Scripture Isaiah 58:1-9a
Thus, says the Lord GOD:
Cry out full-throated and unsparingly,
lift up your voice like a trumpet blast;
Tell my people their wickedness,
and the house of Jacob their sins.
They seek me day after day,
and desire to know my ways,
Like a nation that has done what is just
and not abandoned the law of their God;
They ask me to declare what is due them,
pleased to gain access to God.
"Why do we fast, and you do not see it?
afflict ourselves, and you take no note of it?"
Lo, on your fast day you carry out your own pursuits,
and drive all your laborers.
Yes, your fast ends in quarreling and fighting,
striking with wicked claw.
Would that today you might fast
so as to make your voice heard on high!
Is this the manner of fasting I wish,
of keeping a day of penance:
That a man bow his head like a reed
and lie in sackcloth and ashes?
Do you call this a fast,
a day acceptable to the LORD?
This, rather, is the fasting that I wish:
releasing those bound unjustly,
untying the thongs of the yoke;
Setting free the oppressed,
breaking every yoke;
Sharing your bread with the hungry,
sheltering the oppressed and the homeless;
Clothing the naked when you see them,
and not turning your back on your own.
Then your light shall break forth like the dawn,
and your wound shall quickly be healed;
Your vindication shall go before you,
and the glory of the LORD shall be your rear guard.
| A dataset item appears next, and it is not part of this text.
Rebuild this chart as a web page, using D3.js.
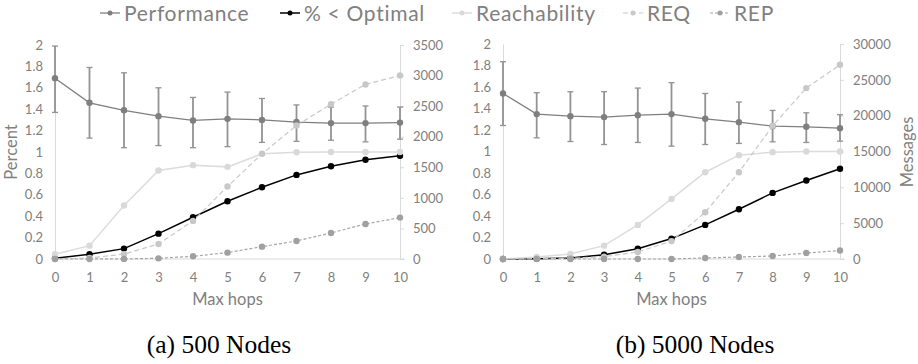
<!DOCTYPE html>
<html><head><meta charset="utf-8">
<script src="https://cdn.jsdelivr.net/npm/d3@7"></script>
<style>body{margin:0;background:#fff}svg{display:block}</style>
</head><body><svg id="c" width="918" height="364"></svg>
<script>
// ---------- data ----------
const hops = [0,1,2,3,4,5,6,7,8,9,10];
const leftTicks = [0,0.2,0.4,0.6,0.8,1,1.2,1.4,1.6,1.8,2];
const rightTicksA = [0,500,1000,1500,2000,2500,3000,3500];
const rightTicksB = [0,5000,10000,15000,20000,25000,30000];
const seriesNames = ["Performance","% < Optimal","Reachability","REQ","REP"];
const captions = ["(a) 500 Nodes","(b) 5000 Nodes"];

// 500 nodes
const perfA     = [1.69,1.46,1.39,1.335,1.295,1.31,1.30,1.28,1.27,1.27,1.275];
const perfAHigh = [1.99,1.79,1.74,1.60,1.51,1.56,1.50,1.44,1.42,1.43,1.42];
const perfALow  = [1.37,1.13,1.04,1.06,1.04,1.05,1.09,1.10,1.11,1.095,1.12];
const optA      = [0.006,0.044,0.097,0.237,0.39,0.54,0.67,0.786,0.867,0.927,0.964];
const reachA    = [0.044,0.125,0.50,0.827,0.877,0.861,0.983,0.997,1.0,1.0,1.0];
const reqA      = [0,16,80,246,623,1185,1720,2184,2533,2855,3003];
const repA      = [0,0,2,11,44,104,202,295,426,573,677];

// 5000 nodes
const perfB     = [1.54,1.348,1.329,1.32,1.338,1.348,1.304,1.273,1.236,1.23,1.217];
const perfBHigh = [1.835,1.547,1.556,1.556,1.59,1.64,1.54,1.46,1.382,1.36,1.342];
const perfBLow  = [1.242,1.127,1.093,1.065,1.084,1.05,1.065,1.075,1.09,1.084,1.096];
const optB      = [0,0.003,0.009,0.04,0.096,0.19,0.317,0.463,0.615,0.73,0.839];
const reachB    = [0,0.019,0.047,0.124,0.317,0.559,0.807,0.966,0.994,1.0,1.0];
const reqB      = [0,50,100,330,980,2500,6520,12110,18580,23850,27110];
const repB      = [0,0,0,0,0,0,140,280,420,830,1180];

// ---------- styles ----------
const FONT = "Lato, 'Open Sans', sans-serif";
const TXT = "#808080";
const AXIS = "#d9d9d9";
const styles = [
  {stroke:"#7f7f7f", fill:"#7f7f7f", width:1.3, dash:null},
  {stroke:"#000000", fill:"#000000", width:1.5, dash:null},
  {stroke:"#dcdcdc", fill:"#d9d9d9", width:1.5, dash:null},
  {stroke:"#c8c8c8", fill:"#c8c8c8", width:1.2, dash:"5,3"},
  {stroke:"#a6a6a6", fill:"#a0a0a0", width:1.2, dash:"3,2"}
];

const svg = d3.select("#c");

const panels = [
  {x0:55, x1:400, yTop:45, yBot:259, rTicks:rightTicksA, rMax:3500,
   perf:perfA, hi:perfAHigh, lo:perfALow, opt:optA, reach:reachA, req:reqA, rep:repA,
   leftTitle:"Percent", rightTitle:null, cap:captions[0], capX:219},
  {x0:503, x1:840, yTop:44, yBot:259, rTicks:rightTicksB, rMax:30000,
   perf:perfB, hi:perfBHigh, lo:perfBLow, opt:optB, reach:reachB, req:reqB, rep:repB,
   leftTitle:null, rightTitle:"Messages", cap:captions[1], capX:695}
];

panels.forEach(p => {
  const g = svg.append("g");
  const x = d3.scaleLinear().domain([0,10]).range([p.x0,p.x1]);
  const yL = d3.scaleLinear().domain([0,2]).range([p.yBot,p.yTop]);
  const yR = d3.scaleLinear().domain([0,p.rMax]).range([p.yBot,p.yTop]);

  // left axis
  const la = g.append("g").attr("transform",`translate(${p.x0},0)`)
    .call(d3.axisLeft(yL).tickValues(leftTicks).tickSize(0).tickPadding(12).tickFormat(d3.format("~g")));
  la.select(".domain").attr("stroke",AXIS);
  la.selectAll("text").attr("fill",TXT).style("font-family",FONT).style("font-size","13px");

  // right axis
  const ra = g.append("g").attr("transform",`translate(${p.x1},0)`)
    .call(d3.axisRight(yR).tickValues(p.rTicks).tickSize(4).tickPadding(9).tickFormat(d3.format("d")));
  ra.select(".domain").attr("stroke",AXIS);
  ra.selectAll("line").attr("stroke",AXIS);
  ra.selectAll("text").attr("fill",TXT).style("font-family",FONT).style("font-size","13px");

  // bottom axis
  const ba = g.append("g").attr("transform",`translate(0,${p.yBot})`)
    .call(d3.axisBottom(x).tickValues(hops).tickSize(0).tickPadding(14).tickFormat(d3.format("d")));
  ba.select(".domain").attr("stroke",AXIS).attr("d",`M${p.x0},0H${p.x1+5}`);
  ba.selectAll("text").attr("fill",TXT).style("font-family",FONT).style("font-size","13px");

  // titles
  g.append("text").attr("x",(p.x0+p.x1)/2).attr("y",305).attr("text-anchor","middle")
    .attr("fill",TXT).style("font-family",FONT).style("font-size","16.5px").text("Max hops");
  if (p.leftTitle) g.append("text").attr("transform",`translate(17,152) rotate(-90)`)
    .attr("text-anchor","middle").attr("fill",TXT).style("font-family",FONT).style("font-size","16.5px").text(p.leftTitle);
  if (p.rightTitle) g.append("text").attr("transform",`translate(913,152) rotate(-90)`)
    .attr("text-anchor","middle").attr("fill",TXT).style("font-family",FONT).style("font-size","16.5px").text(p.rightTitle);

  // caption
  g.append("text").attr("x",p.capX).attr("y",353).attr("text-anchor","middle")
    .attr("fill","#000").style("font-family","'Liberation Serif', serif").style("font-size","25.5px").text(p.cap);

  // error bars
  const eb = g.append("g");
  hops.forEach((h,i) => {
    eb.append("line").attr("x1",x(h)).attr("x2",x(h)).attr("y1",yL(p.hi[i])).attr("y2",yL(p.lo[i]))
      .attr("stroke","#939393").attr("stroke-width",1.8);
    [p.hi[i],p.lo[i]].forEach(v => eb.append("line").attr("x1",x(h)-3).attr("x2",x(h)+3)
      .attr("y1",yL(v)).attr("y2",yL(v)).attr("stroke","#939393").attr("stroke-width",1.3));
  });

  const series = [
    {vals:p.perf, y:yL, s:styles[0]},
    {vals:p.opt, y:yL, s:styles[1]},
    {vals:p.reach, y:yL, s:styles[2]},
    {vals:p.req, y:yR, s:styles[3]},
    {vals:p.rep, y:yR, s:styles[4]}
  ];
  series.forEach(se => {
    const line = d3.line().x((d,i)=>x(hops[i])).y(d=>se.y(d));
    g.append("path").attr("d",line(se.vals)).attr("fill","none")
      .attr("stroke",se.s.stroke).attr("stroke-width",se.s.width)
      .attr("stroke-dasharray",se.s.dash);
    g.append("g").selectAll("circle").data(se.vals).join("circle")
      .attr("cx",(d,i)=>x(hops[i])).attr("cy",d=>se.y(d)).attr("r",3.2).attr("fill",se.s.fill);
  });
});

// legend
const legX = [100,280,452,623,710];
const lg = svg.append("g");
seriesNames.forEach((n,i) => {
  const s = styles[i];
  const gx = legX[i];
  lg.append("line").attr("x1",gx).attr("x2",gx+20).attr("y1",13).attr("y2",13)
    .attr("stroke",s.stroke).attr("stroke-width",s.width).attr("stroke-dasharray",s.dash);
  lg.append("circle").attr("cx",gx+10).attr("cy",13).attr("r",2.5).attr("fill",s.fill);
  lg.append("text").attr("x",gx+24).attr("y",21).attr("fill",TXT)
    .style("font-family",FONT).style("font-size","21px").style("letter-spacing","0.7px").text(n);
});
</script></body></html>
Then you shall call, and the LORD will answer,
you shall cry for help, and he will say: Here I am!
Over the past year I lost about 20 pounds. I am not unhappy with this result, but it is a relatively mediocre accomplishment. Often these are the two voices I hear in my own head:
Voice 1: I am so happy I worked out on the elliptical today. I feel great. I know I am going to lose weight this week.
Voice 2: I realize it is right before bed, but one bowl of cereal isn’t going to hurt. Besides I earned it! I deserve this reward well, because I had a difficult day and I did work out!
The issue is more obvious to you than it is to me especially when I am in the midst of this battle of entitlement and self-control.
It is also the same battle that is described by the prophet Isaiah. The Israelites are upset. It seems that they have been “working out” by fasting, but God has not taken note. It is their belief that they have earned God’s favor because they were following the law and are incredulous that they have not been granted God’s favor. Of course, in their opinion, they are entitled to God’s blessing.
The problem is not only that they are they not eating right, but their exercises are inefficient and lacking proper form. God reminds them not to be proud of their fasting because they are selfish and mean to each other, “your fast day you carry out your own pursuits and drive all your laborers. Yes, your fast ends in quarreling and fighting, striking with wicked claw.” God then tells them this isn’t even what I want from you. What I desire is that you are: “releasing those bound unjustly, untying the thongs of the yoke; Setting free the oppressed, breaking every yoke; Sharing your bread with the hungry, sheltering the oppressed and the homeless; Clothing the naked when you see them, and not turning your back on your own.”
Humans must be fascinating creatures to observe. We just cannot get it right even though we are convinced we are getting it exactly right. On Ash Wednesday a thread on twitter was an argument about the words that should be said while receiving ashes. Many were self-righteous in their responses. God could not care less. This thought was driven home a couple hours later when a nineteen-year-old walked into a high school in Florida and executed 17 people.
Considering the state of our world, maybe our Lenten observance should be focused on holiness. Becoming holy means that we have been transformed. Isaiah tells us that holiness is acknowledging our connectedness to other human beings and responding to their needs especially the poor and vulnerable. Our path to holiness must include both the "exercises" of prayer, fasting and almsgiving, that are efficient and effective, as well as the "healthy eating" of caring for those in need. It is this combination, and not a duplicitous approach that sabotages our best efforts, that will result in a holy life.
- How do you discern what God asks of you?
- When are you duplicitous or inauthentic in your spiritual pursuits?
- Who is someone you know who is in need? How might you help them?
FAST from petty arguments: rise above the smallness that can drag us down. Remember you are God’s chosen.
PRAY by listening. Take 3 minutes to be quiet and still. Close your eyes and just listen to your surroundings.What do you hear God saying to you? Are you listening clearly?
GIVE your presence to an individual who needs an ear to hear them or a shoulder to support them.